DIRECTIVE:
Pictures are not part of the copy. Retype the lines from the first one through the line that contains "const STRETCH = 1.27;".
══ INFORMATION SUPPLIED
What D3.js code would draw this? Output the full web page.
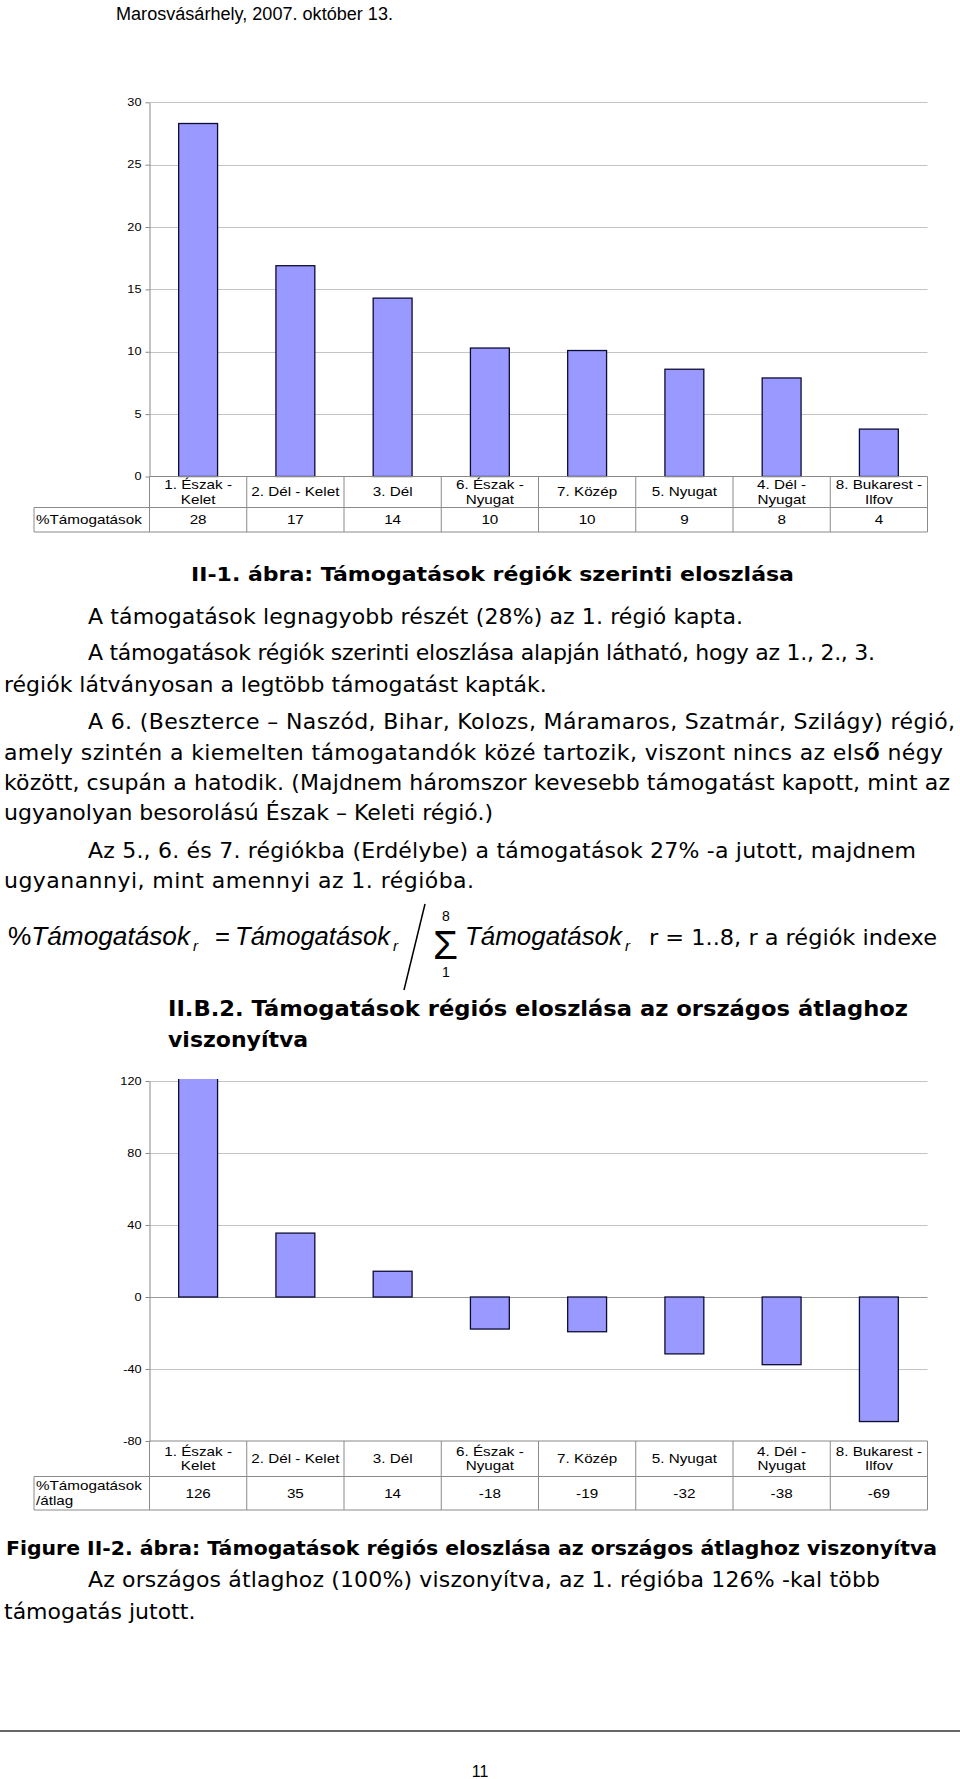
<!DOCTYPE html>
<html><head><meta charset="utf-8">
<script src="https://cdn.jsdelivr.net/npm/d3@7"></script>
<style>body{margin:0;background:#fff}svg{display:block}</style>
</head><body><div id="page"></div>
<script>
// ---------- data ----------
const categories = ["1. Észak - Kelet","2. Dél - Kelet","3. Dél","6. Észak - Nyugat","7. Közép","5. Nyugat","4. Dél - Nyugat","8. Bukarest - Ilfov"];
const categoryLines = [["1. Észak -","Kelet"],["2. Dél - Kelet"],["3. Dél"],["6. Észak -","Nyugat"],["7. Közép"],["5. Nyugat"],["4. Dél -","Nyugat"],["8. Bukarest -","Ilfov"]];
const shareValues = [28.3,16.9,14.3,10.3,10.1,8.6,7.9,3.8];
const shareLabels = ["28","17","14","10","10","9","8","4"];
const shareTicks = [0,5,10,15,20,25,30];
const shareSeries = ["%Támogatások"];
const relValues = [126,35.5,14.3,-17.8,-19.3,-31.6,-37.6,-69.2];
const relLabels = ["126","35","14","-18","-19","-32","-38","-69"];
const relTicks = [-80,-40,0,40,80,120];
const relSeries = ["%Támogatások","/átlag"];

// ---------- page ----------
const W = 960, H = 1779;
const svg = d3.select("#page").append("svg").attr("width", W).attr("height", H);
svg.append("rect").attr("width", W).attr("height", H).attr("fill", "#fff");

const SANS = "'Liberation Sans', Arial, sans-serif";
const BODY = "'DejaVu Sans', Verdana, sans-serif";
const STRETCH = 1.27;

function line(t, x, y, end, opts) {
  opts = opts || {};
  const el = svg.append("text").attr("x", x).attr("y", y)
    .attr("font-family", opts.family || BODY)
    .attr("font-size", opts.size || 22)
    .attr("font-weight", opts.weight || "normal")
    .attr("font-style", opts.italic ? "italic" : "normal")
    .attr("fill", "#000").text(t);
  if (end) el.attr("textLength", end - x).attr("lengthAdjust", opts.adjust || "spacingAndGlyphs");
  return el;
}
const SP = {adjust: "spacing"};

// header
line("Marosvásárhely, 2007. október 13.", 116, 20, 393, {family: SANS, size: 18});

// ---------- chart builder ----------
function drawChart(cfg) {
  const g = svg.append("g");
  const x = d3.scaleBand().domain(categories).range([149.5, 927.5]).paddingInner(0.6).paddingOuter(0.3);
  const step = x.step();
  const y = d3.scaleLinear().domain(cfg.domain).range(cfg.range);
  const axisY = y(cfg.domain[0]);

  // gridlines
  g.selectAll("line.grid").data(cfg.ticks.filter(t => t !== cfg.domain[0])).join("line")
    .attr("x1", 149.5).attr("x2", 927.5)
    .attr("y1", d => Math.round(y(d)) + 0.5).attr("y2", d => Math.round(y(d)) + 0.5)
    .attr("stroke", d => d === 0 ? "#999" : "#c4c4c4").attr("stroke-width", 1);

  // bars
  const clipId = "clip" + cfg.id;
  svg.append("clipPath").attr("id", clipId).append("rect")
    .attr("x", 0).attr("y", y(cfg.domain[1]) - 2).attr("width", W).attr("height", H);
  g.append("g").attr("clip-path", `url(#${clipId})`)
    .selectAll("rect").data(cfg.values).join("rect")
    .attr("x", (d, i) => x(categories[i]))
    .attr("width", x.bandwidth())
    .attr("y", d => Math.min(y(d), y(0)))
    .attr("height", d => Math.abs(y(d) - y(0)))
    .attr("fill", "#9999ff").attr("stroke", "#0d0d33").attr("stroke-width", 1.3);

  // y axis
  const ax = g.append("g").attr("transform", "translate(149.5,0)")
    .call(d3.axisLeft(y).tickValues(cfg.ticks).tickFormat(d => String(d)).tickSize(4).tickSizeOuter(0).tickPadding(4));
  ax.select(".domain").attr("stroke", "#888");
  ax.selectAll(".tick line").attr("stroke", "#888");
  ax.selectAll(".tick text").attr("font-family", SANS).attr("font-size", 10).attr("fill", "#000")
    .attr("transform", `translate(-8,0) scale(${STRETCH},1) translate(8,0)`);

  // table
  const rowTop = axisY, rowMid = axisY + cfg.catH, rowBot = rowMid + cfg.dataH;
  const tl = "#8a8a8a";
  g.append("line").attr("x1", 149.5).attr("x2", 927.5).attr("y1", rowTop).attr("y2", rowTop).attr("stroke", "#888");
  g.append("line").attr("x1", 34).attr("x2", 927.5).attr("y1", rowMid).attr("y2", rowMid).attr("stroke", tl);
  g.append("line").attr("x1", 34).attr("x2", 927.5).attr("y1", rowBot).attr("y2", rowBot).attr("stroke", tl);
  g.append("line").attr("x1", 34).attr("x2", 34).attr("y1", rowMid).attr("y2", rowBot).attr("stroke", tl);
  g.selectAll("line.col").data(d3.range(categories.length + 1)).join("line")
    .attr("x1", i => 149.5 + i * step).attr("x2", i => 149.5 + i * step)
    .attr("y1", rowTop).attr("y2", rowBot).attr("stroke", tl);

  function stext(t, cx, by, anchor) {
    return g.append("text").attr("transform", `translate(${cx},${by}) scale(${STRETCH},1)`)
      .attr("text-anchor", anchor || "middle").attr("font-family", SANS).attr("font-size", 12)
      .attr("fill", "#000").text(t);
  }
  categoryLines.forEach((ls, i) => {
    const cx = x(categories[i]) + x.bandwidth() / 2;
    const mid = (rowTop + rowMid) / 2;
    const lh = 14.5;
    ls.forEach((s, j) => stext(s, cx, mid + 4.3 + (j - (ls.length - 1) / 2) * lh));
    stext(cfg.labels[i], cx, (rowMid + rowBot) / 2 + 4.3);
  });
  const sl = cfg.series;
  sl.forEach((s, j) => stext(s, 36, (rowMid + rowBot) / 2 + 4.3 + (j - (sl.length - 1) / 2) * 14.5, "start"));
}

drawChart({id: 1, values: shareValues, labels: shareLabels, ticks: shareTicks, series: shareSeries,
  domain: [0, 30], range: [476.5, 102.3], catH: 31, dataH: 24.5});

// ---------- text block 1 ----------
line("II-1. ábra: Támogatások régiók szerinti eloszlása", 191, 581, 794, {weight: "bold", size: 19});
line("A támogatások legnagyobb részét (28%) az 1. régió kapta.", 88, 624, 743, SP);
line("A támogatások régiók szerinti eloszlása alapján látható, hogy az 1., 2., 3.", 88, 660, 875, SP);
line("régiók látványosan a legtöbb támogatást kapták.", 4, 692);
line("A 6. (Beszterce – Naszód, Bihar, Kolozs, Máramaros, Szatmár, Szilágy) régió,", 88, 729, 955, SP);
const l5 = line("amely szintén a kiemelten támogatandók közé tartozik, viszont nincs az els", 4, 760);
l5.append("tspan").attr("font-family", SANS).attr("font-weight", "bold").attr("font-size", 24).text("ő");
l5.append("tspan").text(" négy");
l5.attr("textLength", 939).attr("lengthAdjust", "spacing");
line("között, csupán a hatodik. (Majdnem háromszor kevesebb támogatást kapott, mint az", 4, 790, 950, SP);
line("ugyanolyan besorolású Észak – Keleti régió.)", 4, 820);
line("Az 5., 6. és 7. régiókba (Erdélybe) a támogatások 27% -a jutott, majdnem", 88, 858, 916, SP);
line("ugyanannyi, mint amennyi az 1. régióba.", 4, 888, 474, SP);

// ---------- formula ----------
const fy = 945;
const f1 = svg.append("text").attr("x", 8).attr("y", fy).attr("font-family", SANS).attr("font-size", 26)
  .attr("textLength", 182).attr("lengthAdjust", "spacingAndGlyphs");
f1.append("tspan").text("%");
f1.append("tspan").attr("font-style", "italic").text("Támogatások");
line("r", 193, fy + 6, null, {family: SANS, size: 15, italic: true});
line("=", 215, fy, 230, {family: SANS, size: 26});
line("Támogatások", 235, fy, 390, {family: SANS, size: 26, italic: true});
line("r", 393, fy + 6, null, {family: SANS, size: 15, italic: true});
svg.append("line").attr("x1", 425).attr("y1", 904).attr("x2", 404).attr("y2", 990).attr("stroke", "#000").attr("stroke-width", 1.5);
line("Σ", 433, 959, 458, {family: SANS, size: 40});
svg.append("text").attr("x", 446).attr("y", 921).attr("text-anchor", "middle").attr("font-family", SANS).attr("font-size", 14).text("8");
svg.append("text").attr("x", 446).attr("y", 977).attr("text-anchor", "middle").attr("font-family", SANS).attr("font-size", 14).text("1");
line("Támogatások", 465, fy, 622, {family: SANS, size: 26, italic: true});
line("r", 625, fy + 6, null, {family: SANS, size: 15, italic: true});
line("r = 1..8, r a régiók indexe", 649, fy, 937);

// ---------- second title ----------
line("II.B.2. Támogatások régiós eloszlása az országos átlaghoz", 168, 1016, 908, {weight: "bold", size: 22});
line("viszonyítva", 168, 1047, null, {weight: "bold", size: 22});

drawChart({id: 2, values: relValues, labels: relLabels, ticks: relTicks, series: relSeries,
  domain: [-80, 120], range: [1441, 1081], catH: 35.5, dataH: 33.5});

// ---------- text block 2 ----------
line("Figure II-2. ábra: Támogatások régiós eloszlása az országos átlaghoz viszonyítva", 6, 1555, 937, {weight: "bold", size: 19});
line("Az országos átlaghoz (100%) viszonyítva, az 1. régióba 126% -kal több", 88, 1587, 880, SP);
line("támogatás jutott.", 4, 1619);

// footer
svg.append("line").attr("x1", 0).attr("x2", W).attr("y1", 1731).attr("y2", 1731).attr("stroke", "#333").attr("stroke-width", 1.6);
svg.append("text").attr("x", 480).attr("y", 1777).attr("text-anchor", "middle").attr("font-family", SANS).attr("font-size", 16).text("11");
</script>
</body></html>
════
SOLUTION TO THE PROBLEM:
What D3.js code would draw this? Output the full web page.
<!DOCTYPE html>
<html><head><meta charset="utf-8">
<script src="https://cdn.jsdelivr.net/npm/d3@7"></script>
<style>body{margin:0;background:#fff}svg{display:block}</style>
</head><body><div id="page"></div>
<script>
// ---------- data ----------
const categories = ["1. Észak - Kelet","2. Dél - Kelet","3. Dél","6. Észak - Nyugat","7. Közép","5. Nyugat","4. Dél - Nyugat","8. Bukarest - Ilfov"];
const categoryLines = [["1. Észak -","Kelet"],["2. Dél - Kelet"],["3. Dél"],["6. Észak -","Nyugat"],["7. Közép"],["5. Nyugat"],["4. Dél -","Nyugat"],["8. Bukarest -","Ilfov"]];
const shareValues = [28.3,16.9,14.3,10.3,10.1,8.6,7.9,3.8];
const shareLabels = ["28","17","14","10","10","9","8","4"];
const shareTicks = [0,5,10,15,20,25,30];
const shareSeries = ["%Támogatások"];
const relValues = [126,35.5,14.3,-17.8,-19.3,-31.6,-37.6,-69.2];
const relLabels = ["126","35","14","-18","-19","-32","-38","-69"];
const relTicks = [-80,-40,0,40,80,120];
const relSeries = ["%Támogatások","/átlag"];

// ---------- page ----------
const W = 960, H = 1779;
const svg = d3.select("#page").append("svg").attr("width", W).attr("height", H);
svg.append("rect").attr("width", W).attr("height", H).attr("fill", "#fff");

const SANS = "'Liberation Sans', Arial, sans-serif";
const BODY = "'DejaVu Sans', Verdana, sans-serif";
const STRETCH = 1.27;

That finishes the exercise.